The Irrawaddy News Magazine [Covering Burma and Southeast Asia]

Timber Smuggling Ring Busted in Sagaing
By ZARNI MANN Friday, April 22, 2011

NEW DEHLI—A smuggling ring of more than 70 people, allegedly illegal traders in timber and forestry products, was detained in the Indo-Burmese border town of Tamu in Sagaing Division on Tuesday.

Many are staffers from a local Department of Forestry office, and are currently being questioned by a special investigation team from Naypyidaw.

According to a local source in northwestern Burma, more than 70 officials, timber traders and sawmill owners were detained on suspicion of illegal trade and corruption, and are currently being held at Tamu police station. The suspected staffers from the Department of Forestry are in confinement at the Department's guest house.

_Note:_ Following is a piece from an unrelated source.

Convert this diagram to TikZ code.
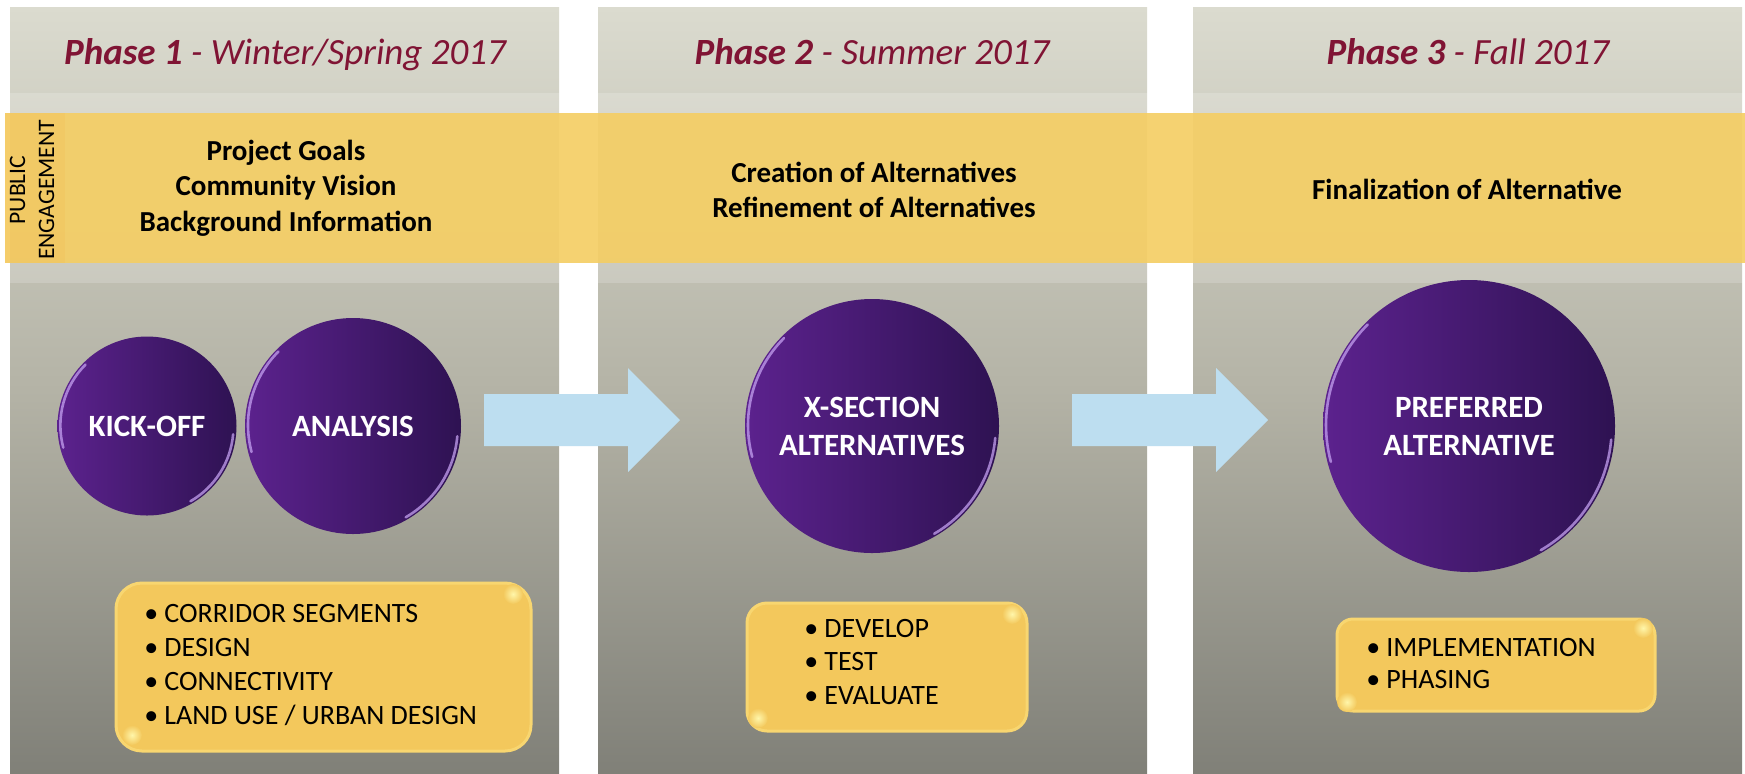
\documentclass[tikz,border=0pt]{standalone}
\usepackage{fontspec}
\setmainfont{Carlito}

\definecolor{feldoben}{RGB}{219,219,207}
\definecolor{feldmitte}{RGB}{180,179,166}
\definecolor{feldunten}{RGB}{128,128,120}
\definecolor{bandgelb}{RGB}{245,206,98}
\definecolor{kastengelb}{RGB}{243,200,92}
\definecolor{kastenrand}{RGB}{248,214,112}
\definecolor{glanz}{RGB}{255,246,170}
\definecolor{weinrot}{RGB}{128,20,52}
\definecolor{lilahell}{RGB}{92,34,142}
\definecolor{liladunkel}{RGB}{46,18,82}
\definecolor{randlila}{RGB}{196,160,240}
\definecolor{pfeilblau}{RGB}{189,222,240}

\newcommand{\pkt}{\makebox[10pt][l]{\textbullet}}

\begin{document}
\begin{tikzpicture}[x=0.5pt, y=-0.5pt,
    feld/.style={top color=feldoben, bottom color=feldunten, middle color=feldmitte},
    titel/.style={anchor=base, text=weinrot, font=\fontsize{18.5}{22}\selectfont\itshape},
    bandtext/.style={align=center, font=\fontsize{14.5}{17.75}\selectfont\bfseries},
    kreis/.style={circle, inner sep=0pt, left color=lilahell, right color=liladunkel,
        text=white, align=center, font=\fontsize{15.5}{19}\selectfont\bfseries},
    rand/.style={randlila, line width=1.3pt, opacity=0.75, line cap=round},
    kasten/.style={fill=kastengelb, draw=kastenrand, line width=1.5pt},
    liste/.style={anchor=west, inner sep=0pt, align=left, font=\fontsize{14}{16.85}\selectfont},
    pfeil/.style={fill=pfeilblau},
]

\useasboundingbox (0,0) rectangle (1745,773);
\fill[white] (0,0) rectangle (1745,773);

\shade[feld] (10,7) rectangle (559,773);
\shade[feld] (598,7) rectangle (1147,773);
\shade[feld] (1193,7) rectangle (1742,773);

\fill[white, opacity=0.18] (0,93) rectangle (1745,283);
\fill[bandgelb, opacity=0.9] (5,113) rectangle (1745,263);
\fill[orange, opacity=0.06] (5,113) rectangle (65,263);

\node [titel] (titelA) at (285,64) {\textbf{Phase 1} - Winter/Spring 2017};
\node [titel] (titelB) at (872,64) {\textbf{Phase 2} - Summer 2017};
\node [titel] (titelC) at (1468,64) {\textbf{Phase 3} - Fall 2017};

\node [rotate=90, align=center, font=\fontsize{11.8}{14.5}\selectfont] (beteiligung) at (32,190) {PUBLIC\\ENGAGEMENT};

\node [bandtext] (zieleA) at (286,188) {Project Goals\\Community Vision\\Background Information};
\node [bandtext] (zieleB) at (874,190) {Creation of Alternatives\\Refinement of Alternatives};
\node [bandtext] (zieleC) at (1467,189) {Finalization of Alternative};

\node [kreis, minimum size=89.5pt] (kickoff) at (147,426) {KICK-OFF};
\node [kreis, minimum size=108pt] (analyse) at (353,426) {ANALYSIS};
\node [kreis, minimum size=127pt] (xsection) at (872,426) {X-SECTION\\ALTERNATIVES};
\node [kreis, minimum size=146pt] (bevorzugt) at (1469,426) {PREFERRED\\ALTERNATIVE};

\foreach \k/\rad in {kickoff/43, analyse/52, xsection/61.5, bevorzugt/71}{
    \draw[rand] ([shift={(135:-1.5pt)}]\k.135) arc[start angle=135, end angle=195, radius=\rad pt];
    \draw[rand] ([shift={(-60:-1.5pt)}]\k.-60) arc[start angle=-60, end angle=-5, radius=\rad pt];
}

\foreach \s in {484,1072}
    \fill[pfeil] (\s,394) -- ++(144,0) -- ++(0,-26) -- ++(52,52) -- ++(-52,52) -- ++(0,-26) -- ++(-144,0) -- cycle;

\node [kasten, minimum width=207.5pt, minimum height=84pt, rounded corners=13pt] (kastenA) at (323.5,667) {};
\node [kasten, minimum width=140pt, minimum height=64pt, rounded corners=10pt] (kastenB) at (887,667) {};
\node [kasten, minimum width=159pt, minimum height=46pt, rounded corners=8pt] (kastenC) at (1496,665) {};

\foreach \gx/\gy in {513/594, 132/735, 1012/614, 758/718, 1643/628, 1347/702}
    \shade[inner color=glanz, outer color=kastengelb] (\gx,\gy) circle (5pt);

\node [liste] (listeA) at (144,665) {\pkt CORRIDOR SEGMENTS\\\pkt DESIGN\\\pkt CONNECTIVITY\\\pkt LAND USE / URBAN DESIGN};
\node [liste] (listeB) at (804,662) {\pkt DEVELOP\\\pkt TEST\\\pkt EVALUATE};
\node [liste, font=\fontsize{14}{16}\selectfont] (listeC) at (1366,663) {\pkt IMPLEMENTATION\\\pkt PHASING};

\end{tikzpicture}
\end{document}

“Some smugglers tried to escape across the border to India,” the source said. “But as both governments agreed to work in cooperation on the case, the authorities managed to catch them in Moreh [on the Indian side of the border] and in the Manipuri capital Imphal.

“This is the first time a special investigative unit has been sent here from the capital to deal with the illegal timber trade,” she said, adding that the detained forestry officials are junior staff.

“No senior forestry officials or township authorities have been arrested—yet,” she said.

Local sources said that the authorities have long been involved in the illegal felling and smuggling of timber and forestry products to India, and routinely accept bribes from the smugglers. Several sources confirmed to The Irrawaddy that corruption was endemic in the trade.

“The sawmill owners pay bribes of 300,000 kyat (US $350) per month while furniture makers pay 200,000 kyat per month to the township authorities and the Department of Forestry,” said a local businessman.

According to a border trader who spoke to The Irrawaddy on condition of anonymity, the black market price for hardwood is 400,000 kyat per ton or less, while the official price is 700,000 kyat.

Most of the timber and hardwood is from upper Sagaing Division and parts of Chin State. It is generally sawn into beams and transported by truck through the border to India, a local source said.

“The smuggling ring involves parties from both sides of the border,” he said. “The Burmese get the trees from forests illegally, the sawmill owners cut them, then the timber is transported to Moreh by trucks. At least 10 fully loaded trucks cross the Tamu-Moreh border every day.”